● **Aim**
Copy all the data exactly, except the pictures.

● **Data excerpt**
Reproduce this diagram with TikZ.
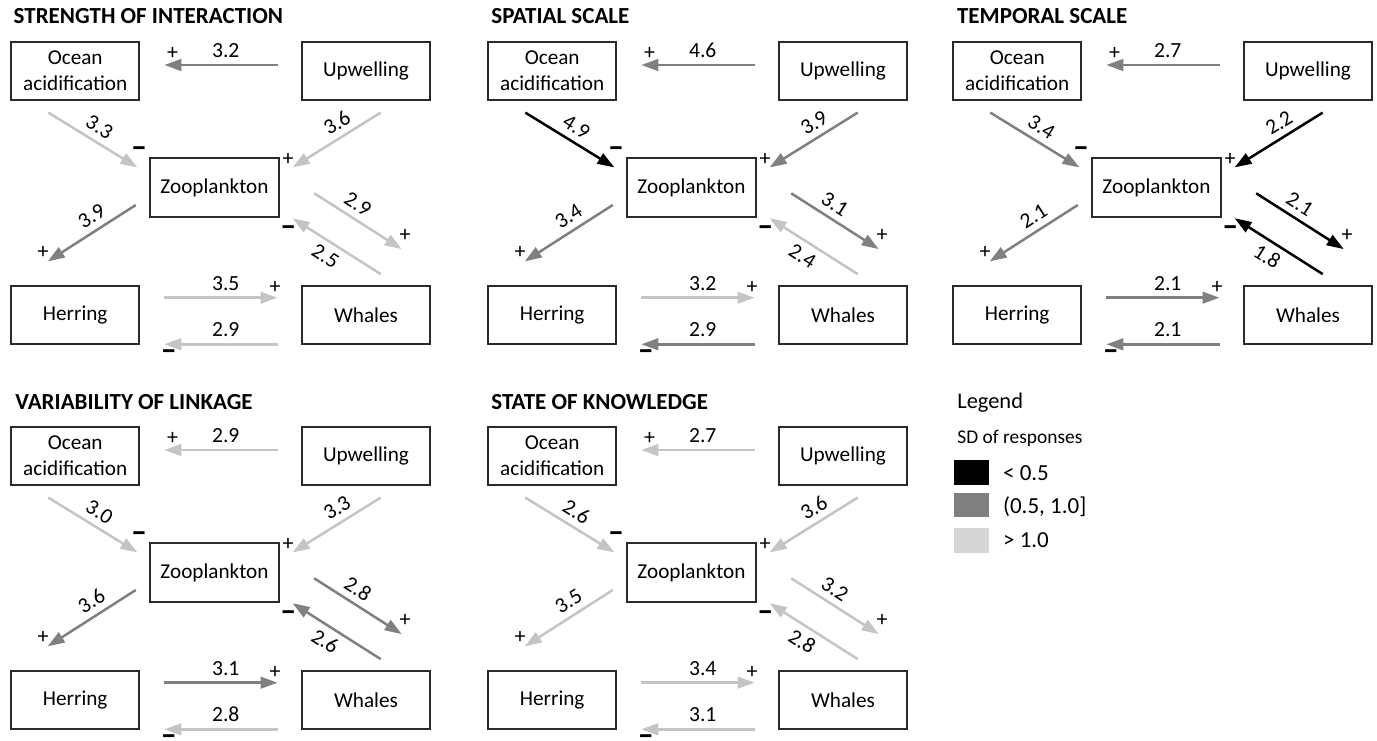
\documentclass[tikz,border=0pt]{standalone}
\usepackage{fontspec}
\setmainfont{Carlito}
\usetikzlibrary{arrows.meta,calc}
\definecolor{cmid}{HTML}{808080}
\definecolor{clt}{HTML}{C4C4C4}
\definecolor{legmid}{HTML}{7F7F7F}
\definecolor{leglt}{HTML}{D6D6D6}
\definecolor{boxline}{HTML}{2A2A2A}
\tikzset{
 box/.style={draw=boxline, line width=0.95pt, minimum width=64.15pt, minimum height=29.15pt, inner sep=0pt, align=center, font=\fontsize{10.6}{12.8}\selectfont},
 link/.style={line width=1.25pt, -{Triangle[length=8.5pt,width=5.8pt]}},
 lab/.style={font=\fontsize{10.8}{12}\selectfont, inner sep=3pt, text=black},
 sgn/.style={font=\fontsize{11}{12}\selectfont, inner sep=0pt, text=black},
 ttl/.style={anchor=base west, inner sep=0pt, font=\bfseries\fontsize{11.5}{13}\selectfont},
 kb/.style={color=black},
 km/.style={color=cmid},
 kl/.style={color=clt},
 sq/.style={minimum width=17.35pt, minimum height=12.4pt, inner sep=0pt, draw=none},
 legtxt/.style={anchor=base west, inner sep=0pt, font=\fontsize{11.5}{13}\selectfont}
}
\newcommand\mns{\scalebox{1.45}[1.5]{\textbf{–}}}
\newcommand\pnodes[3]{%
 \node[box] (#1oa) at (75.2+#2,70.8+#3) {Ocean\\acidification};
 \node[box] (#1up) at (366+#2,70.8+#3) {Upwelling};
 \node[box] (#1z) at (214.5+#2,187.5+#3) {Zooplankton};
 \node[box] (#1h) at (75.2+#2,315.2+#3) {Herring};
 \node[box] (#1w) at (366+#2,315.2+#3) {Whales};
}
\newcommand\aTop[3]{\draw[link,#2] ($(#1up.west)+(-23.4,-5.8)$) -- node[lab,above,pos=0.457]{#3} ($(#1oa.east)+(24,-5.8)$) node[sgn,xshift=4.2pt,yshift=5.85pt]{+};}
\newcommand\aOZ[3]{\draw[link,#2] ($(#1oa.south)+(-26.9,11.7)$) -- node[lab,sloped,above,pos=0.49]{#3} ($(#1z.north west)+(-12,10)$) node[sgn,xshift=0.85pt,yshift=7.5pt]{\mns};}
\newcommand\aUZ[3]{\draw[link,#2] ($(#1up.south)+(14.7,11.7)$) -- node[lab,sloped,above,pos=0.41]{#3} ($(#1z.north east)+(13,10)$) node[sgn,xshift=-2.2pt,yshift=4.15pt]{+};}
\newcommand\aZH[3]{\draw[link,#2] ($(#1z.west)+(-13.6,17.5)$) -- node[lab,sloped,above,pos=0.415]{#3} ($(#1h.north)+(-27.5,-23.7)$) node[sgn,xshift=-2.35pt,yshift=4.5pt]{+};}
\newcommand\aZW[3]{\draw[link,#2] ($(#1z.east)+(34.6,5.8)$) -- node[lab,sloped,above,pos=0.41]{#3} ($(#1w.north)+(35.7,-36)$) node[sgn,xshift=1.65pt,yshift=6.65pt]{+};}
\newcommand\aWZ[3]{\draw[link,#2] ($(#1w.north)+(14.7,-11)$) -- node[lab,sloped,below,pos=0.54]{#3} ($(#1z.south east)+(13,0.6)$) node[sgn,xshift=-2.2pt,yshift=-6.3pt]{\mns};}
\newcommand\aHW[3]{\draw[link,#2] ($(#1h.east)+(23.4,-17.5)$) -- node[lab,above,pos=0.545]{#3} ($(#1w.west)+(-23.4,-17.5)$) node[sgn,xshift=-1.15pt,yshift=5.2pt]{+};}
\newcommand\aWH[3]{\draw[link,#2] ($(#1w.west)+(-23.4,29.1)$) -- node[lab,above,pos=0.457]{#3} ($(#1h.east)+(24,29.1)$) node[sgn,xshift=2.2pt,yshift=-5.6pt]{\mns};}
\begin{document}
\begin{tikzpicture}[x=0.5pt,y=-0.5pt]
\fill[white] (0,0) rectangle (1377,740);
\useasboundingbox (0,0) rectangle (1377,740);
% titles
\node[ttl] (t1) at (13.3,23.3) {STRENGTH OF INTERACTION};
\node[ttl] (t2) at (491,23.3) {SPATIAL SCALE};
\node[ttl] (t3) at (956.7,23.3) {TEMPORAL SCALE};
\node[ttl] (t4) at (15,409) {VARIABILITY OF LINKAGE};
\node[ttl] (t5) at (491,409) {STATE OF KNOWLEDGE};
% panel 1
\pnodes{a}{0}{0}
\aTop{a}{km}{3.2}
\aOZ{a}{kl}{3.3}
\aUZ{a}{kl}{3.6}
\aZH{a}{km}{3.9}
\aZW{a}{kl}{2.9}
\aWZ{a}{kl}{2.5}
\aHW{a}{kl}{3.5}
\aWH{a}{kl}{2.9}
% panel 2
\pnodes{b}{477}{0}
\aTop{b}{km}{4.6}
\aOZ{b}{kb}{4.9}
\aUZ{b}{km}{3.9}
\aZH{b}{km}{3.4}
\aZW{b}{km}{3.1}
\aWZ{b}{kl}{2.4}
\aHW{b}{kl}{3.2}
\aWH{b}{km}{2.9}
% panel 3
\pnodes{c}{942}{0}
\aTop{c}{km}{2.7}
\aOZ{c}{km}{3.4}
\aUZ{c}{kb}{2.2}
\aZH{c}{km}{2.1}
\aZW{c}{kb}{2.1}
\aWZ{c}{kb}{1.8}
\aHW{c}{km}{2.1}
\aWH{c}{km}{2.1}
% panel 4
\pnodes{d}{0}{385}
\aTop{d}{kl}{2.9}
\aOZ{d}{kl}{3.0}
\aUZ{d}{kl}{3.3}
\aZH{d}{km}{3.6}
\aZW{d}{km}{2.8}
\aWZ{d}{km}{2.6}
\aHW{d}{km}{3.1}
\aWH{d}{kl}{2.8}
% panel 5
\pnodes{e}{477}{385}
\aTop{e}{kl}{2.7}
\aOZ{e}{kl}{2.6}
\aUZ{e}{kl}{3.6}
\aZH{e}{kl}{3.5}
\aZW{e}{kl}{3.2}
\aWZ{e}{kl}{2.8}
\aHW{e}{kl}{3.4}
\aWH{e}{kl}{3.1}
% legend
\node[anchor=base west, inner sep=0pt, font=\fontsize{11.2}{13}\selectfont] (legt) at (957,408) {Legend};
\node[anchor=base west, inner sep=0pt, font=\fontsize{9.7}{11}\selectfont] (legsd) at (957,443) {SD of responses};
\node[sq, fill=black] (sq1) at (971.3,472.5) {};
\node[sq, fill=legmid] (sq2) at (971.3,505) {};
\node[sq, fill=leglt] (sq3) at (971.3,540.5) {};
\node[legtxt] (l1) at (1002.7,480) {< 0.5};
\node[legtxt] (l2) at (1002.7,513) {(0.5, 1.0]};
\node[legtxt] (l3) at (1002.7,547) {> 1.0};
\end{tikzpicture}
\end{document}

● **Complete response**
Reproduce this diagram with TikZ.
\documentclass[tikz,border=0pt]{standalone}
\usepackage{fontspec}
\setmainfont{Carlito}
\usetikzlibrary{arrows.meta,calc}
\definecolor{cmid}{HTML}{808080}
\definecolor{clt}{HTML}{C4C4C4}
\definecolor{legmid}{HTML}{7F7F7F}
\definecolor{leglt}{HTML}{D6D6D6}
\definecolor{boxline}{HTML}{2A2A2A}
\tikzset{
 box/.style={draw=boxline, line width=0.95pt, minimum width=64.15pt, minimum height=29.15pt, inner sep=0pt, align=center, font=\fontsize{10.6}{12.8}\selectfont},
 link/.style={line width=1.25pt, -{Triangle[length=8.5pt,width=5.8pt]}},
 lab/.style={font=\fontsize{10.8}{12}\selectfont, inner sep=3pt, text=black},
 sgn/.style={font=\fontsize{11}{12}\selectfont, inner sep=0pt, text=black},
 ttl/.style={anchor=base west, inner sep=0pt, font=\bfseries\fontsize{11.5}{13}\selectfont},
 kb/.style={color=black},
 km/.style={color=cmid},
 kl/.style={color=clt},
 sq/.style={minimum width=17.35pt, minimum height=12.4pt, inner sep=0pt, draw=none},
 legtxt/.style={anchor=base west, inner sep=0pt, font=\fontsize{11.5}{13}\selectfont}
}
\newcommand\mns{\scalebox{1.45}[1.5]{\textbf{–}}}
\newcommand\pnodes[3]{%
 \node[box] (#1oa) at (75.2+#2,70.8+#3) {Ocean\\acidification};
 \node[box] (#1up) at (366+#2,70.8+#3) {Upwelling};
 \node[box] (#1z) at (214.5+#2,187.5+#3) {Zooplankton};
 \node[box] (#1h) at (75.2+#2,315.2+#3) {Herring};
 \node[box] (#1w) at (366+#2,315.2+#3) {Whales};
}
\newcommand\aTop[3]{\draw[link,#2] ($(#1up.west)+(-23.4,-5.8)$) -- node[lab,above,pos=0.457]{#3} ($(#1oa.east)+(24,-5.8)$) node[sgn,xshift=4.2pt,yshift=5.85pt]{+};}
\newcommand\aOZ[3]{\draw[link,#2] ($(#1oa.south)+(-26.9,11.7)$) -- node[lab,sloped,above,pos=0.49]{#3} ($(#1z.north west)+(-12,10)$) node[sgn,xshift=0.85pt,yshift=7.5pt]{\mns};}
\newcommand\aUZ[3]{\draw[link,#2] ($(#1up.south)+(14.7,11.7)$) -- node[lab,sloped,above,pos=0.41]{#3} ($(#1z.north east)+(13,10)$) node[sgn,xshift=-2.2pt,yshift=4.15pt]{+};}
\newcommand\aZH[3]{\draw[link,#2] ($(#1z.west)+(-13.6,17.5)$) -- node[lab,sloped,above,pos=0.415]{#3} ($(#1h.north)+(-27.5,-23.7)$) node[sgn,xshift=-2.35pt,yshift=4.5pt]{+};}
\newcommand\aZW[3]{\draw[link,#2] ($(#1z.east)+(34.6,5.8)$) -- node[lab,sloped,above,pos=0.41]{#3} ($(#1w.north)+(35.7,-36)$) node[sgn,xshift=1.65pt,yshift=6.65pt]{+};}
\newcommand\aWZ[3]{\draw[link,#2] ($(#1w.north)+(14.7,-11)$) -- node[lab,sloped,below,pos=0.54]{#3} ($(#1z.south east)+(13,0.6)$) node[sgn,xshift=-2.2pt,yshift=-6.3pt]{\mns};}
\newcommand\aHW[3]{\draw[link,#2] ($(#1h.east)+(23.4,-17.5)$) -- node[lab,above,pos=0.545]{#3} ($(#1w.west)+(-23.4,-17.5)$) node[sgn,xshift=-1.15pt,yshift=5.2pt]{+};}
\newcommand\aWH[3]{\draw[link,#2] ($(#1w.west)+(-23.4,29.1)$) -- node[lab,above,pos=0.457]{#3} ($(#1h.east)+(24,29.1)$) node[sgn,xshift=2.2pt,yshift=-5.6pt]{\mns};}
\begin{document}
\begin{tikzpicture}[x=0.5pt,y=-0.5pt]
\fill[white] (0,0) rectangle (1377,740);
\useasboundingbox (0,0) rectangle (1377,740);
% titles
\node[ttl] (t1) at (13.3,23.3) {STRENGTH OF INTERACTION};
\node[ttl] (t2) at (491,23.3) {SPATIAL SCALE};
\node[ttl] (t3) at (956.7,23.3) {TEMPORAL SCALE};
\node[ttl] (t4) at (15,409) {VARIABILITY OF LINKAGE};
\node[ttl] (t5) at (491,409) {STATE OF KNOWLEDGE};
% panel 1
\pnodes{a}{0}{0}
\aTop{a}{km}{3.2}
\aOZ{a}{kl}{3.3}
\aUZ{a}{kl}{3.6}
\aZH{a}{km}{3.9}
\aZW{a}{kl}{2.9}
\aWZ{a}{kl}{2.5}
\aHW{a}{kl}{3.5}
\aWH{a}{kl}{2.9}
% panel 2
\pnodes{b}{477}{0}
\aTop{b}{km}{4.6}
\aOZ{b}{kb}{4.9}
\aUZ{b}{km}{3.9}
\aZH{b}{km}{3.4}
\aZW{b}{km}{3.1}
\aWZ{b}{kl}{2.4}
\aHW{b}{kl}{3.2}
\aWH{b}{km}{2.9}
% panel 3
\pnodes{c}{942}{0}
\aTop{c}{km}{2.7}
\aOZ{c}{km}{3.4}
\aUZ{c}{kb}{2.2}
\aZH{c}{km}{2.1}
\aZW{c}{kb}{2.1}
\aWZ{c}{kb}{1.8}
\aHW{c}{km}{2.1}
\aWH{c}{km}{2.1}
% panel 4
\pnodes{d}{0}{385}
\aTop{d}{kl}{2.9}
\aOZ{d}{kl}{3.0}
\aUZ{d}{kl}{3.3}
\aZH{d}{km}{3.6}
\aZW{d}{km}{2.8}
\aWZ{d}{km}{2.6}
\aHW{d}{km}{3.1}
\aWH{d}{kl}{2.8}
% panel 5
\pnodes{e}{477}{385}
\aTop{e}{kl}{2.7}
\aOZ{e}{kl}{2.6}
\aUZ{e}{kl}{3.6}
\aZH{e}{kl}{3.5}
\aZW{e}{kl}{3.2}
\aWZ{e}{kl}{2.8}
\aHW{e}{kl}{3.4}
\aWH{e}{kl}{3.1}
% legend
\node[anchor=base west, inner sep=0pt, font=\fontsize{11.2}{13}\selectfont] (legt) at (957,408) {Legend};
\node[anchor=base west, inner sep=0pt, font=\fontsize{9.7}{11}\selectfont] (legsd) at (957,443) {SD of responses};
\node[sq, fill=black] (sq1) at (971.3,472.5) {};
\node[sq, fill=legmid] (sq2) at (971.3,505) {};
\node[sq, fill=leglt] (sq3) at (971.3,540.5) {};
\node[legtxt] (l1) at (1002.7,480) {< 0.5};
\node[legtxt] (l2) at (1002.7,513) {(0.5, 1.0]};
\node[legtxt] (l3) at (1002.7,547) {> 1.0};
\end{tikzpicture}
\end{document}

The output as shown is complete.